▶ [EXERCISE DETAILS]: Every line of the records must be repeated exactly; pictures stay out.

━━━ DATA SHOWN

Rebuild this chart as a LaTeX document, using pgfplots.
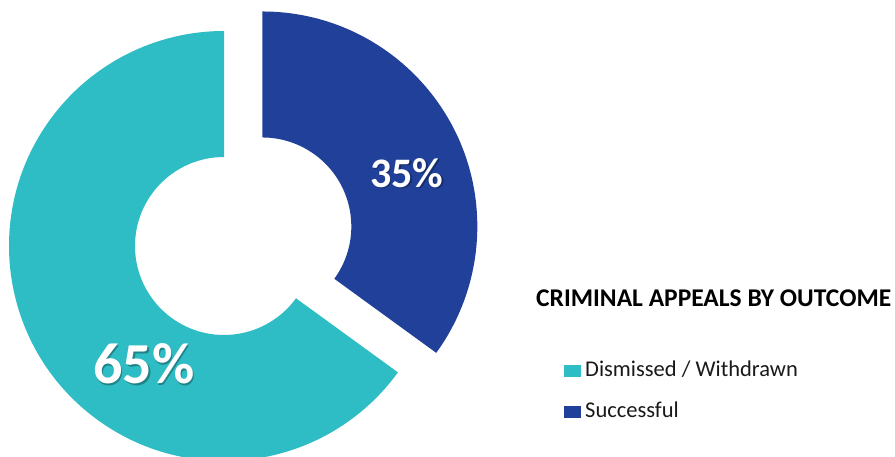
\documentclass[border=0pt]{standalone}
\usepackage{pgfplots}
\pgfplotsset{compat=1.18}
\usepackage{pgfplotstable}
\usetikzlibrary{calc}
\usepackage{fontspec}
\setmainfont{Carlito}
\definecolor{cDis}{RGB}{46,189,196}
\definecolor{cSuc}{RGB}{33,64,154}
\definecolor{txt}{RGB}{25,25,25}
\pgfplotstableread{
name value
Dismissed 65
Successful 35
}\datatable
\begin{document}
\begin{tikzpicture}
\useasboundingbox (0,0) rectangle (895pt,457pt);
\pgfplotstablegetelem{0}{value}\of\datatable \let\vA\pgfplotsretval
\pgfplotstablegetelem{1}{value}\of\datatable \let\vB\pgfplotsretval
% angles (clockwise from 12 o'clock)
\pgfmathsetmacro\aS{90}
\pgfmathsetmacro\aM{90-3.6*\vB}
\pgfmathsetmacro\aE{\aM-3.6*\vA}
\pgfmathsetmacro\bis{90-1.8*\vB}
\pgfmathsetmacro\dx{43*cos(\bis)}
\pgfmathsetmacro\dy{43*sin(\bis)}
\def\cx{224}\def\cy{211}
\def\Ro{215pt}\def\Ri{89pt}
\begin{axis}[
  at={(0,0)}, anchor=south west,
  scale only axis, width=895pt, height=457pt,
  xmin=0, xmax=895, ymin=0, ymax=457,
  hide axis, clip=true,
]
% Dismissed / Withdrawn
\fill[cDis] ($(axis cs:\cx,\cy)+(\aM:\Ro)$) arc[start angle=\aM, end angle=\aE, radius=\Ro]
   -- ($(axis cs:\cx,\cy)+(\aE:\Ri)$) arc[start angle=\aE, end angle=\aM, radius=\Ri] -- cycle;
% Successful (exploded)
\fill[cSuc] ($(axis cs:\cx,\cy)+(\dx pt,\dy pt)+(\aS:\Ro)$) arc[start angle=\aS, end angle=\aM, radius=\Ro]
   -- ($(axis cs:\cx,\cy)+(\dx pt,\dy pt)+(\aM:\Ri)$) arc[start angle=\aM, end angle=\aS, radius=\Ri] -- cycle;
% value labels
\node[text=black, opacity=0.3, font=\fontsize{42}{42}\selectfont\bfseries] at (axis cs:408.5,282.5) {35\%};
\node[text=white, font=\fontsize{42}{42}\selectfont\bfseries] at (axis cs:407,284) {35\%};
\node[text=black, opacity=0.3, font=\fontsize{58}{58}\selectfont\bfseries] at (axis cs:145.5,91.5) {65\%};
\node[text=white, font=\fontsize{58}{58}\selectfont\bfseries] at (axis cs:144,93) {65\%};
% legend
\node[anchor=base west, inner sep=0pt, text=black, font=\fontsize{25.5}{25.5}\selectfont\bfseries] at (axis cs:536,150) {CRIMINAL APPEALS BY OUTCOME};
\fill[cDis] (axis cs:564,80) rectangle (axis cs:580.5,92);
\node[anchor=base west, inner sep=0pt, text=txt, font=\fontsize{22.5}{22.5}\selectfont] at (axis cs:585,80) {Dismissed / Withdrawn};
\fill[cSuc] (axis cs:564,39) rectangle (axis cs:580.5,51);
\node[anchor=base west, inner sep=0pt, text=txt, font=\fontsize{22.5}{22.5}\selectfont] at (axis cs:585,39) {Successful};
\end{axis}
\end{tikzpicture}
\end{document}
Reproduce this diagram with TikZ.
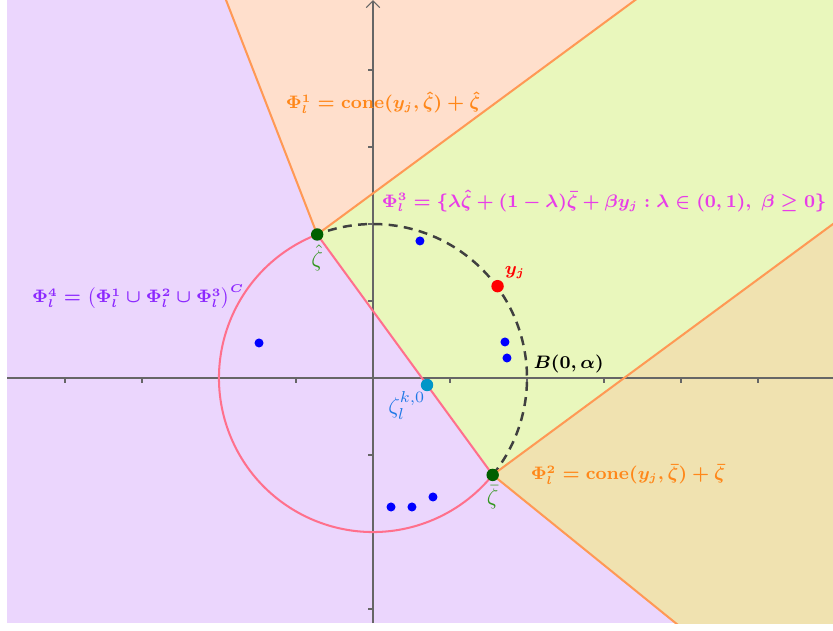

━━━━━━

▶ [ANSWER FOR THE TASK]:
Rebuild this chart as a LaTeX document, using pgfplots.
\documentclass[border=0pt]{standalone}
\usepackage{pgfplots}
\pgfplotsset{compat=1.18}
\usepackage{pgfplotstable}
\usetikzlibrary{calc}
\usepackage{fontspec}
\setmainfont{Carlito}
\definecolor{cDis}{RGB}{46,189,196}
\definecolor{cSuc}{RGB}{33,64,154}
\definecolor{txt}{RGB}{25,25,25}
\pgfplotstableread{
name value
Dismissed 65
Successful 35
}\datatable
\begin{document}
\begin{tikzpicture}
\useasboundingbox (0,0) rectangle (895pt,457pt);
\pgfplotstablegetelem{0}{value}\of\datatable \let\vA\pgfplotsretval
\pgfplotstablegetelem{1}{value}\of\datatable \let\vB\pgfplotsretval
% angles (clockwise from 12 o'clock)
\pgfmathsetmacro\aS{90}
\pgfmathsetmacro\aM{90-3.6*\vB}
\pgfmathsetmacro\aE{\aM-3.6*\vA}
\pgfmathsetmacro\bis{90-1.8*\vB}
\pgfmathsetmacro\dx{43*cos(\bis)}
\pgfmathsetmacro\dy{43*sin(\bis)}
\def\cx{224}\def\cy{211}
\def\Ro{215pt}\def\Ri{89pt}
\begin{axis}[
  at={(0,0)}, anchor=south west,
  scale only axis, width=895pt, height=457pt,
  xmin=0, xmax=895, ymin=0, ymax=457,
  hide axis, clip=true,
]
% Dismissed / Withdrawn
\fill[cDis] ($(axis cs:\cx,\cy)+(\aM:\Ro)$) arc[start angle=\aM, end angle=\aE, radius=\Ro]
   -- ($(axis cs:\cx,\cy)+(\aE:\Ri)$) arc[start angle=\aE, end angle=\aM, radius=\Ri] -- cycle;
% Successful (exploded)
\fill[cSuc] ($(axis cs:\cx,\cy)+(\dx pt,\dy pt)+(\aS:\Ro)$) arc[start angle=\aS, end angle=\aM, radius=\Ro]
   -- ($(axis cs:\cx,\cy)+(\dx pt,\dy pt)+(\aM:\Ri)$) arc[start angle=\aM, end angle=\aS, radius=\Ri] -- cycle;
% value labels
\node[text=black, opacity=0.3, font=\fontsize{42}{42}\selectfont\bfseries] at (axis cs:408.5,282.5) {35\%};
\node[text=white, font=\fontsize{42}{42}\selectfont\bfseries] at (axis cs:407,284) {35\%};
\node[text=black, opacity=0.3, font=\fontsize{58}{58}\selectfont\bfseries] at (axis cs:145.5,91.5) {65\%};
\node[text=white, font=\fontsize{58}{58}\selectfont\bfseries] at (axis cs:144,93) {65\%};
% legend
\node[anchor=base west, inner sep=0pt, text=black, font=\fontsize{25.5}{25.5}\selectfont\bfseries] at (axis cs:536,150) {CRIMINAL APPEALS BY OUTCOME};
\fill[cDis] (axis cs:564,80) rectangle (axis cs:580.5,92);
\node[anchor=base west, inner sep=0pt, text=txt, font=\fontsize{22.5}{22.5}\selectfont] at (axis cs:585,80) {Dismissed / Withdrawn};
\fill[cSuc] (axis cs:564,39) rectangle (axis cs:580.5,51);
\node[anchor=base west, inner sep=0pt, text=txt, font=\fontsize{22.5}{22.5}\selectfont] at (axis cs:585,39) {Successful};
\end{axis}
\end{tikzpicture}
\end{document}
Reproduce this diagram with TikZ.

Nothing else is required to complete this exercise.